Pirandello nous permet pénétrer des lieux secrets, les coulisses et répétitions théâtrales dans le cas présent, pour nous faire réfléchir sur la relation entre le réel et la fiction. Situation incongrue que d’aller voir au théâtre une pièce dans laquelle les comédiens sont interrompus par l’arrivée inopinée “d’un groupe de personnes étranges”. Cette situation nous questionne.. Réel ? Fiction ? A tout le moins l’auteur à l'imagination foisonnante ! L’on comprend qu’interrompu en pleine répétition le directeur soit agacé, “désagréable”, demandant “qu’est-ce qu’il y a encore?” (ligne 1). Et lorsque le dialogue s’engage, Pirandello nous fait douter de la réalité de la situation. Car l’objet de cette intempestive intrusion lors d’une répétition est une quête d’auteur. C’est le personnage du père du groupe intrusif qui le répond au directeur du théâtre, à la ligne 8 : “Nous sommes à la recherche d’un auteur”, dit-il. Et face à l’incongruité de la situation l’on comprend la réaction du directeur qui répond, ligne 9, “Mi-abasourdi, mi-rageur. D’un auteur ? Quel auteur ?” Dans cette scène Pirandello s’inscrit bien dans le mouvement du théâtre de l’absurde par cette scène emplie de non-sens, illogique, qui nous pose question à nous aussi, lecteurs. C’est une façon d’appréhender le monde, par l’absurde, une interrogation existentielle qui implique quête, recherche et expression et sensibilité de l’auteur.
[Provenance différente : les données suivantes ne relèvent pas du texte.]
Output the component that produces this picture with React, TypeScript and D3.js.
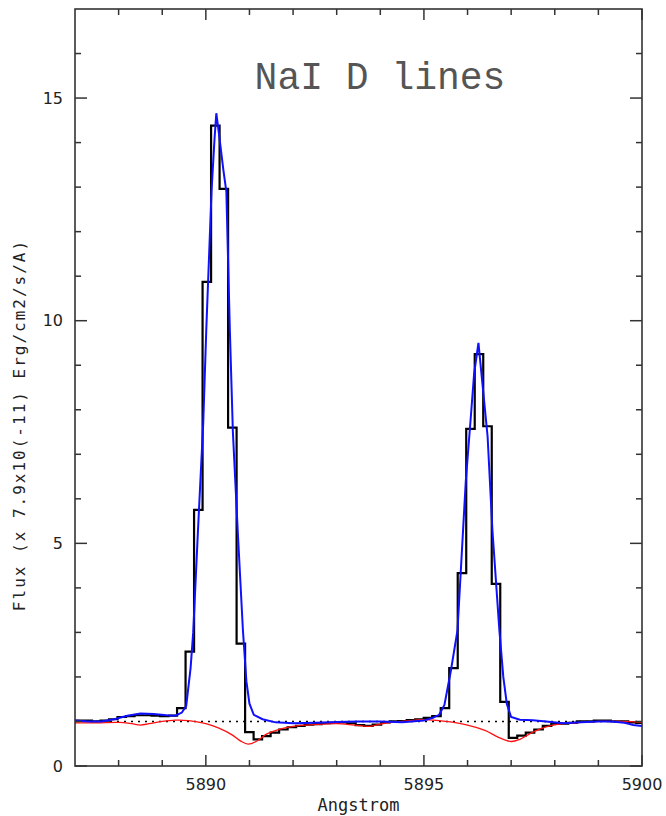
import React from "react";
import * as d3 from "d3";

// observed spectrum, binned (Angstrom start + fixed bin width)
const binStart = 5887.0;
const binWidth = 0.195;
const observedFlux = [
  1.02, 1.02, 1.0, 1.02, 1.05, 1.1, 1.12, 1.14, 1.14, 1.13, 1.12, 1.13, 1.3,
  2.57, 5.75, 10.87, 14.38, 12.96, 7.6, 2.75, 0.76, 0.6, 0.67, 0.75, 0.82,
  0.87, 0.9, 0.93, 0.94, 0.96, 0.97, 0.98, 0.96, 0.92, 0.9, 0.93, 0.98, 1.0,
  1.01, 1.03, 1.05, 1.08, 1.12, 1.3, 2.2, 4.33, 7.57, 9.25, 7.63, 4.09, 1.44,
  0.63, 0.68, 0.75, 0.82, 0.9, 0.95, 0.95, 0.97, 1.0, 1.0, 1.02, 1.02, 1.0,
  1.0, 0.98, 0.97,
];

// fitted emission model (blue)
const fitWave = [
  5887.0, 5887.3, 5887.6, 5887.9, 5888.2, 5888.5, 5888.8, 5889.1, 5889.3,
  5889.45, 5889.55, 5889.65, 5889.71, 5889.82, 5889.94, 5890.01, 5890.13,
  5890.2, 5890.24, 5890.3, 5890.4, 5890.47, 5890.55, 5890.62, 5890.73,
  5890.85, 5890.93, 5891.0, 5891.1, 5891.3, 5891.6, 5892.0, 5892.5, 5893.0,
  5893.5, 5894.0, 5894.5, 5895.0, 5895.2, 5895.35, 5895.47, 5895.62, 5895.77,
  5895.96, 5896.08, 5896.15, 5896.25, 5896.34, 5896.46, 5896.57, 5896.73,
  5896.82, 5896.9, 5897.0, 5897.2, 5897.5, 5897.8, 5898.2, 5898.6, 5899.0,
  5899.3, 5899.6, 5899.8, 5900.0,
];
const fitFlux = [
  1.02, 1.0, 1.0, 1.05, 1.13, 1.18, 1.17, 1.14, 1.13, 1.2, 1.35, 2.2, 3.0,
  5.3, 7.7, 9.8, 12.9, 14.1, 14.66, 14.2, 13.4, 12.9, 9.8, 7.5, 5.3, 3.05,
  1.9, 1.4, 1.15, 1.05, 0.98, 0.96, 0.97, 0.99, 1.0, 1.0, 0.98, 1.02, 1.08,
  1.15, 1.37, 2.15, 3.05, 6.4, 7.9, 8.8, 9.5, 8.6, 7.4, 5.3, 3.05, 2.0, 1.4,
  1.1, 1.04, 1.03, 1.0, 0.96, 0.98, 1.0, 1.0, 0.97, 0.92, 0.9,
];

// absorption component (red)
const absWave = [
  5887.0, 5887.5, 5888.0, 5888.3, 5888.5, 5888.7, 5889.0, 5889.3, 5889.6,
  5890.0, 5890.3, 5890.6, 5890.8, 5890.97, 5891.15, 5891.4, 5891.7, 5892.0,
  5892.5, 5893.0, 5893.4, 5893.75, 5894.1, 5894.5, 5895.0, 5895.5, 5896.0,
  5896.4, 5896.7, 5897.0, 5897.2, 5897.5, 5897.8, 5898.1, 5898.5, 5899.0,
  5899.5, 5900.0,
];
const absFlux = [
  0.97, 0.97, 0.98, 0.95, 0.92, 0.95, 1.0, 1.03, 1.02, 0.95, 0.85, 0.7, 0.56,
  0.49, 0.55, 0.72, 0.83, 0.89, 0.93, 0.95, 0.92, 0.89, 0.96, 1.0, 1.04, 1.0,
  0.92, 0.8, 0.65, 0.55, 0.6, 0.76, 0.88, 0.94, 0.97, 1.0, 1.0, 0.98,
];

const continuum = 1.0;
const xMajor = [5890, 5895, 5900];
const yMajor = [0, 5, 10, 15];

const W = 666;
const H = 816;
const left = 75;
const right = 642;
const top = 9;
const bottom = 766;
const axisColor = "#333";

export default function App() {
  const x = d3.scaleLinear().domain([5887, 5900]).range([left, right]);
  const y = d3.scaleLinear().domain([0, 17]).range([bottom, top]);

  const histPts: [number, number][] = observedFlux.map((v, i) => [
    binStart + i * binWidth,
    v,
  ]);
  histPts.push([5900, observedFlux[observedFlux.length - 1]]);

  const step = d3
    .line<[number, number]>()
    .x((d) => x(d[0]))
    .y((d) => y(d[1]))
    .curve(d3.curveStepAfter);

  const fitLine = d3
    .line<number>()
    .x((d) => x(d))
    .y((_, i) => y(fitFlux[i]));

  const absLine = d3
    .line<number>()
    .x((d) => x(d))
    .y((_, i) => y(absFlux[i]))
    .curve(d3.curveCatmullRom);

  const xMinor = d3.range(5888, 5900).filter((v) => !xMajor.includes(v));
  const yMinor = d3.range(1, 17).filter((v) => !yMajor.includes(v));

  return (
    <div>
      <style>{`body{margin:0}`}</style>
      <svg width={W} height={H} style={{ display: "block", background: "#fff" }}>
        <defs>
          <clipPath id="plot">
            <rect x={left} y={top} width={right - left} height={bottom - top} />
          </clipPath>
        </defs>

        <g clipPath="url(#plot)">
          <line
            x1={x(5887)}
            x2={x(5900)}
            y1={y(continuum)}
            y2={y(continuum)}
            stroke="#000"
            strokeWidth={1.5}
            strokeDasharray="2,5"
          />
          <path d={step(histPts) || ""} fill="none" stroke="#000" strokeWidth={2.2} />
          <path d={absLine(absWave) || ""} fill="none" stroke="#ff1010" strokeWidth={1.3} />
          <path d={fitLine(fitWave) || ""} fill="none" stroke="#1010ff" strokeWidth={2} />
        </g>

        {/* frame */}
        <rect
          x={left}
          y={top}
          width={right - left}
          height={bottom - top}
          fill="none"
          stroke={axisColor}
          strokeWidth={1.6}
        />

        {/* x ticks, bottom and top, pointing inward */}
        {xMajor.concat(xMinor).map((v) => {
          const len = xMajor.includes(v) ? 11 : 6;
          return (
            <g key={"xt" + v} stroke={axisColor} strokeWidth={1.5}>
              <line x1={x(v)} x2={x(v)} y1={bottom} y2={bottom - len} />
              <line x1={x(v)} x2={x(v)} y1={top} y2={top + len} />
            </g>
          );
        })}
        {/* y ticks, left and right */}
        {yMajor.concat(yMinor).map((v) => {
          const len = yMajor.includes(v) ? 12 : 6;
          return (
            <g key={"yt" + v} stroke={axisColor} strokeWidth={1.5}>
              <line x1={left} x2={left + len} y1={y(v)} y2={y(v)} />
              <line x1={right} x2={right - len} y1={y(v)} y2={y(v)} />
            </g>
          );
        })}

        {xMajor.map((v) => (
          <text
            key={"xl" + v}
            x={x(v)}
            y={790}
            textAnchor="middle"
            fontFamily="DejaVu Sans"
            fontSize={16}
            fill="#222"
          >
            {v}
          </text>
        ))}
        {yMajor.map((v) => (
          <text
            key={"yl" + v}
            x={63}
            y={y(v)}
            textAnchor="end"
            dominantBaseline="central"
            fontFamily="DejaVu Sans"
            fontSize={16}
            fill="#222"
          >
            {v}
          </text>
        ))}

        <text
          x={(left + right) / 2}
          y={811}
          textAnchor="middle"
          fontFamily="DejaVu Sans Mono"
          fontSize={17}
          fill="#222"
        >
          Angstrom
        </text>
        <text
          transform={`translate(25,${425}) rotate(-90)`}
          textAnchor="middle"
          fontFamily="DejaVu Sans Mono"
          fontSize={16}
          letterSpacing={2}
          fill="#222"
        >
          Flux (x 7.9x10(-11) Erg/cm2/s/A)
        </text>

        <text
          x={380}
          y={89}
          textAnchor="middle"
          fontFamily="Liberation Mono"
          fontSize={38}
          fill="#555"
        >
          NaI D lines
        </text>
      </svg>
    </div>
  );
}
D’ailleurs le directeur le dit aux intrus, ligne 13, lorsqu'il leur répond “Nous n’avons pas de temps à perdre avec les fous !”. C’est bien une quête existentielle que Pirandello mène avec ce texte. Après les violences et horreurs vécues pendant les années de la première guerre mondiale, il n’est pas le seul auteur à se questionner sur le sens à donner à l’existence humaine. En créant des mondes, des situations qui questionnent l’Humain et ses possibilités il nous fait part, aussi, des absurdités de la vie humaine. Il nous fait réfléchir sur la relation entre le réel et la fiction, en nous faisant participer, au travers de la lecture de son œuvre, au processus créatif : Le théâtre dans le théâtre, en quelque sorte. Et cette situation est comique, mais aussi tragique, une manière d’appréhender le monde par l’absurde ; Car aller assister à une représentation dont le théâtre est l’interruption d’une répétition théâtrale par l’irruption d’un groupe de personnes qui sont en quête d’un auteur est une situation absurde, s’il en est ! Ce dont convient l’auteur, ligne 15, lorsqu’il fait dire au père qui répond au directeur du théâtre : ”Vous savez bien que la vie est pleine d’un nombre infini d’absurdités”. Qui plus est rendant poreuse la frontière entre réalité et fiction lorsqu’il poursuit, toujours ligne 15 à la suite de sa phrase “qui, avec une sorte d’impudence, n’ont même pas besoin de paraître vraisemblable : Parce qu’elles sont vraies”. Comme si Pirandello le revendiquait. C’est par ce genre de procédé que cet auteur nous fait réfléchir, lecteurs, sur la relation entre le réel et la fiction. En accentuant et insistant sur l’absurdité de l'existence où réel et imagination s'interpénètrent, se répondent.

Pirandello, avec ce texte, exagère une situation banale, donc. C’est une volonté de rupture manifeste, de sa part. Il participe ainsi du progrès et du développement que prend le théâtre, mais aussi les autres formes artistiques. Car l'entre-deux guerres, les années 20 et 30 sont une période de renouveau très féconde pour l’art en général. Les tragédies, guerres, crises et autres, ont amenées une prise de conscience radicale de l’absurdité de l’existence. L’homme se trouve désarmé par rapport à des situations qui le submerge, le dépasse et le questionne, tant par leur folie que leur horreur. Pirandello se saisit donc de cette prise de conscience de l’absurdité de l'existence pour en faire des thèmes d'œuvres, écrites ou théatrales. Quand il fait répondre à son personnage du père, “Vous me permettrez de vous faire observer que, si c’est de la folie, ce n’en est pas moins la raison d’être de votre métier”, ligne 20 et 21. Cependant, comme dans ce texte, si la situation est illogique, le langage des personnages est cohérent. Ainsi Pirandello renforce ce lieu où la folie des hommes lorsque le directeur du théâtre répond au père, ligne 24 et 25 : “Ah, oui? Vous trouvez que c’est un métier de fous, que le nôtre ?”, pendant que les acteurs s’agitaient, indignés. Le champ des possibilités est infini, ouvert, semble nous dire l’auteur: Tout est possible et l’imagination est reine. Tout en mettant en abyme la création théâtrale.